DIRECTIVE: Retype the data that follows line by line, exactly, and leave its pictures out.
----------------------------------------
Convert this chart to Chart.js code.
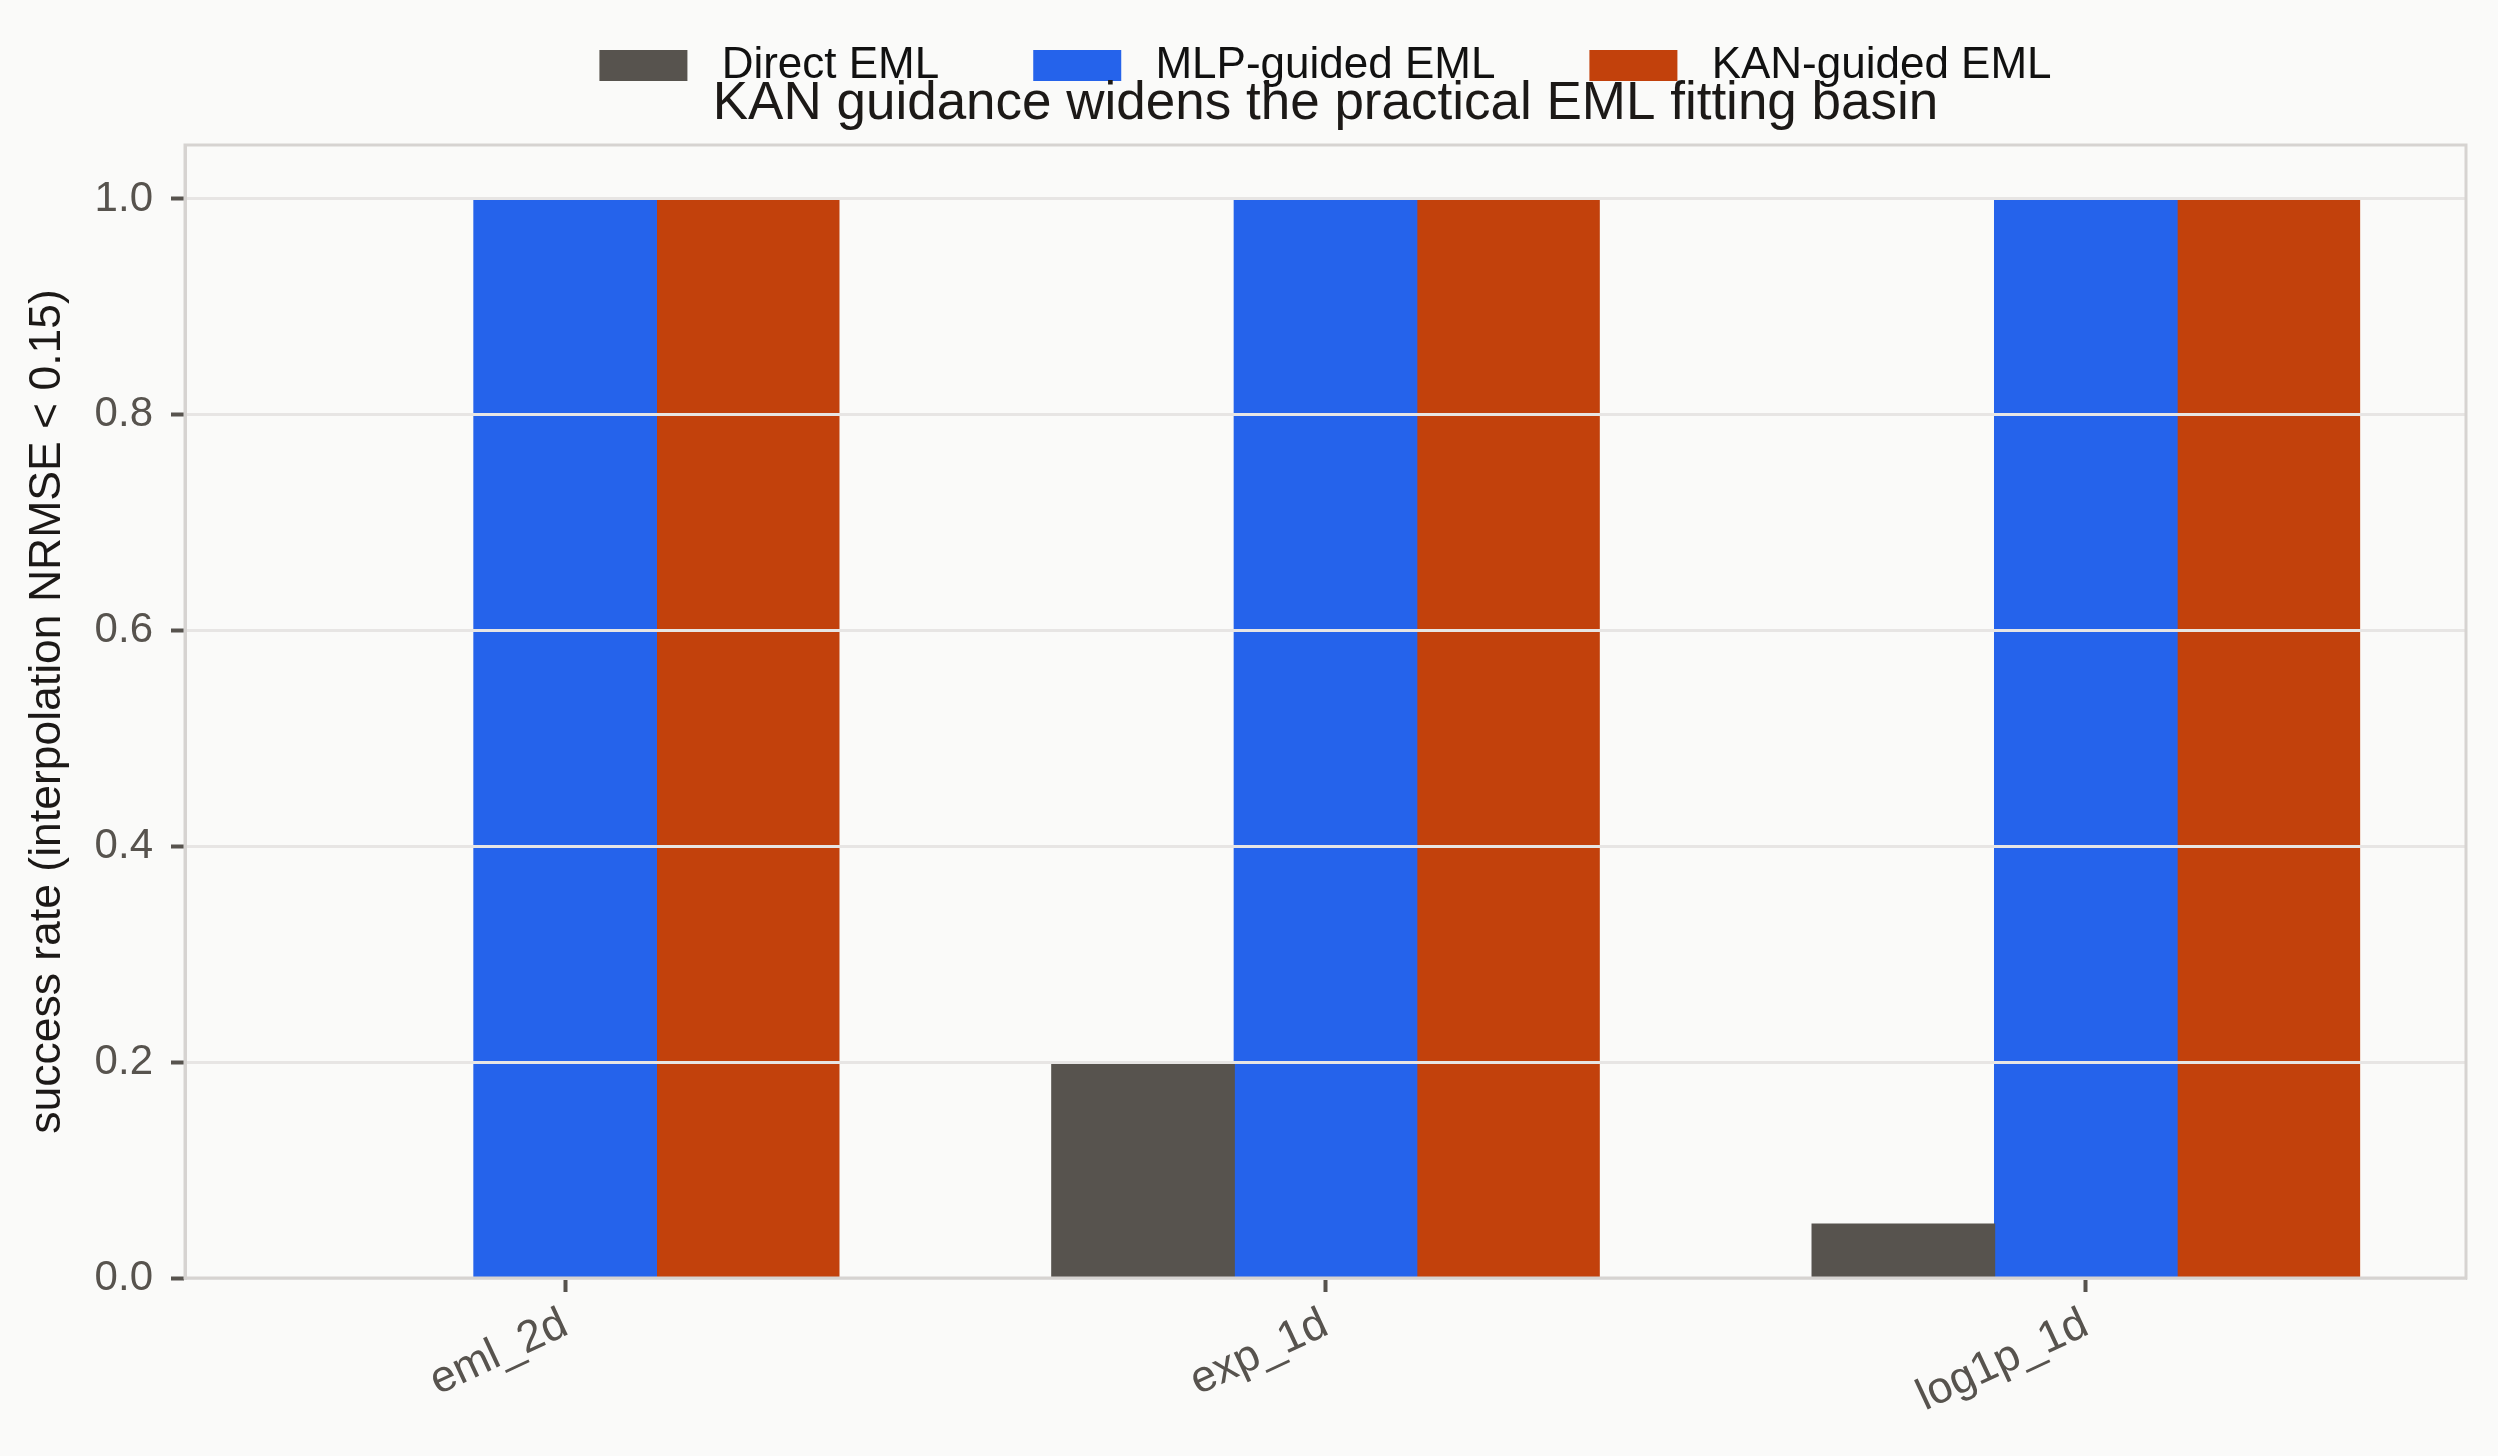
<!DOCTYPE html>
<html lang="en">
<head>
  <meta charset="UTF-8" />
  <title>KAN guidance widens the practical EML fitting basin</title>
  <script src="https://cdn.jsdelivr.net/npm/chart.js"></script>
  <style>
    html, body {
      margin: 0;
      padding: 0;
      background: #fafaf9;
      overflow: hidden;
    }
    canvas {
      display: block;
      background: #fafaf9;
    }
  </style>
</head>
<body>
  <canvas id="basinChart" width="2498" height="1456"></canvas>

  <script>
    // data
    const categories = ['eml_2d', 'exp_1d', 'log1p_1d'];
    const directEml = [0, 0.2, 0.05];
    const mlpGuidedEml = [1, 1, 1];
    const kanGuidedEml = [1, 1, 1];
    const seriesNames = ['Direct EML', 'MLP-guided EML', 'KAN-guided EML'];
    const seriesColors = ['#57534e', '#2563eb', '#c2410c'];

    const TICK_GREY = '#57534e';
    const FRAME_GREY = '#d6d3d1';
    const GRID_GREY = '#e7e5e4';

    Chart.defaults.font.family = "'Liberation Sans', Arial, sans-serif";

    // light frame round the plot area (top and right spines)
    const framePlugin = {
      id: 'frame',
      afterDraw(chart) {
        const { ctx, chartArea: a } = chart;
        ctx.save();
        ctx.strokeStyle = FRAME_GREY;
        ctx.lineWidth = 3;
        ctx.strokeRect(a.left, a.top, a.right - a.left, a.bottom - a.top);
        ctx.restore();
      }
    };

    const ctx = document.getElementById('basinChart').getContext('2d');

    new Chart(ctx, {
      type: 'bar',
      data: {
        labels: categories,
        datasets: [
          { label: seriesNames[0], data: directEml, backgroundColor: seriesColors[0], borderWidth: 0 },
          { label: seriesNames[1], data: mlpGuidedEml, backgroundColor: seriesColors[1], borderWidth: 0 },
          { label: seriesNames[2], data: kanGuidedEml, backgroundColor: seriesColors[2], borderWidth: 0 }
        ]
      },
      options: {
        responsive: false,
        animation: false,
        devicePixelRatio: 1,
        categoryPercentage: 0.72,
        barPercentage: 1.0,
        inflateAmount: 0.6,
        layout: {
          padding: { top: -50.5, left: 0, right: 32, bottom: 0 }
        },
        plugins: {
          legend: {
            position: 'top',
            fullSize: false,
            weight: 3000,
            labels: {
              boxWidth: 88,
              boxHeight: 31,
              padding: 94,
              color: '#111111',
              font: { size: 44 },
              generateLabels(chart) {
                const items = Chart.defaults.plugins.legend.labels.generateLabels(chart);
                return items.map(it => ({ ...it, text: ' ' + it.text, lineWidth: 0 }));
              }
            }
          },
          title: {
            display: true,
            text: 'KAN guidance widens the practical EML fitting basin',
            fullSize: false,
            weight: 500,
            color: '#1c1917',
            font: { size: 53, weight: 'normal' },
            padding: { top: -24.7, bottom: 8.6 }
          },
          tooltip: { enabled: false }
        },
        scales: {
          x: {
            offset: true,
            afterFit(scale) { scale.height = 178; },
            grid: {
              offset: false,
              drawOnChartArea: false,
              drawTicks: true,
              tickLength: 14,
              tickWidth: 4,
              tickColor: TICK_GREY
            },
            border: { color: FRAME_GREY, width: 3 },
            ticks: {
              color: TICK_GREY,
              font: { size: 44.5 },
              minRotation: 25,
              maxRotation: 25,
              autoSkip: false,
              padding: 6
            }
          },
          y: {
            min: 0,
            max: 1.05,
            afterFit(scale) { scale.width = 185; },
            grid: {
              z: 1,
              color: GRID_GREY,
              lineWidth: 3,
              drawTicks: true,
              tickLength: 14,
              tickWidth: 4,
              tickColor: TICK_GREY
            },
            border: { z: 1, color: FRAME_GREY, width: 3 },
            ticks: {
              stepSize: 0.2,
              includeBounds: false,
              color: TICK_GREY,
              font: { size: 42 },
              padding: 18,
              callback: v => Number(v).toFixed(1)
            },
            title: {
              display: true,
              text: 'success rate (interpolation NRMSE < 0.15)',
              color: '#1c1917',
              font: { size: 44.5 },
              padding: { top: 21.3, bottom: 10 }
            }
          }
        }
      },
      plugins: [framePlugin]
    });
  </script>
</body>
</html>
----------------------------------------
FINISHED EXERCISE:
Convert this chart to Chart.js code.
<!DOCTYPE html>
<html lang="en">
<head>
  <meta charset="UTF-8" />
  <title>KAN guidance widens the practical EML fitting basin</title>
  <script src="https://cdn.jsdelivr.net/npm/chart.js"></script>
  <style>
    html, body {
      margin: 0;
      padding: 0;
      background: #fafaf9;
      overflow: hidden;
    }
    canvas {
      display: block;
      background: #fafaf9;
    }
  </style>
</head>
<body>
  <canvas id="basinChart" width="2498" height="1456"></canvas>

  <script>
    // data
    const categories = ['eml_2d', 'exp_1d', 'log1p_1d'];
    const directEml = [0, 0.2, 0.05];
    const mlpGuidedEml = [1, 1, 1];
    const kanGuidedEml = [1, 1, 1];
    const seriesNames = ['Direct EML', 'MLP-guided EML', 'KAN-guided EML'];
    const seriesColors = ['#57534e', '#2563eb', '#c2410c'];

    const TICK_GREY = '#57534e';
    const FRAME_GREY = '#d6d3d1';
    const GRID_GREY = '#e7e5e4';

    Chart.defaults.font.family = "'Liberation Sans', Arial, sans-serif";

    // light frame round the plot area (top and right spines)
    const framePlugin = {
      id: 'frame',
      afterDraw(chart) {
        const { ctx, chartArea: a } = chart;
        ctx.save();
        ctx.strokeStyle = FRAME_GREY;
        ctx.lineWidth = 3;
        ctx.strokeRect(a.left, a.top, a.right - a.left, a.bottom - a.top);
        ctx.restore();
      }
    };

    const ctx = document.getElementById('basinChart').getContext('2d');

    new Chart(ctx, {
      type: 'bar',
      data: {
        labels: categories,
        datasets: [
          { label: seriesNames[0], data: directEml, backgroundColor: seriesColors[0], borderWidth: 0 },
          { label: seriesNames[1], data: mlpGuidedEml, backgroundColor: seriesColors[1], borderWidth: 0 },
          { label: seriesNames[2], data: kanGuidedEml, backgroundColor: seriesColors[2], borderWidth: 0 }
        ]
      },
      options: {
        responsive: false,
        animation: false,
        devicePixelRatio: 1,
        categoryPercentage: 0.72,
        barPercentage: 1.0,
        inflateAmount: 0.6,
        layout: {
          padding: { top: -50.5, left: 0, right: 32, bottom: 0 }
        },
        plugins: {
          legend: {
            position: 'top',
            fullSize: false,
            weight: 3000,
            labels: {
              boxWidth: 88,
              boxHeight: 31,
              padding: 94,
              color: '#111111',
              font: { size: 44 },
              generateLabels(chart) {
                const items = Chart.defaults.plugins.legend.labels.generateLabels(chart);
                return items.map(it => ({ ...it, text: ' ' + it.text, lineWidth: 0 }));
              }
            }
          },
          title: {
            display: true,
            text: 'KAN guidance widens the practical EML fitting basin',
            fullSize: false,
            weight: 500,
            color: '#1c1917',
            font: { size: 53, weight: 'normal' },
            padding: { top: -24.7, bottom: 8.6 }
          },
          tooltip: { enabled: false }
        },
        scales: {
          x: {
            offset: true,
            afterFit(scale) { scale.height = 178; },
            grid: {
              offset: false,
              drawOnChartArea: false,
              drawTicks: true,
              tickLength: 14,
              tickWidth: 4,
              tickColor: TICK_GREY
            },
            border: { color: FRAME_GREY, width: 3 },
            ticks: {
              color: TICK_GREY,
              font: { size: 44.5 },
              minRotation: 25,
              maxRotation: 25,
              autoSkip: false,
              padding: 6
            }
          },
          y: {
            min: 0,
            max: 1.05,
            afterFit(scale) { scale.width = 185; },
            grid: {
              z: 1,
              color: GRID_GREY,
              lineWidth: 3,
              drawTicks: true,
              tickLength: 14,
              tickWidth: 4,
              tickColor: TICK_GREY
            },
            border: { z: 1, color: FRAME_GREY, width: 3 },
            ticks: {
              stepSize: 0.2,
              includeBounds: false,
              color: TICK_GREY,
              font: { size: 42 },
              padding: 18,
              callback: v => Number(v).toFixed(1)
            },
            title: {
              display: true,
              text: 'success rate (interpolation NRMSE < 0.15)',
              color: '#1c1917',
              font: { size: 44.5 },
              padding: { top: 21.3, bottom: 10 }
            }
          }
        }
      },
      plugins: [framePlugin]
    });
  </script>
</body>
</html>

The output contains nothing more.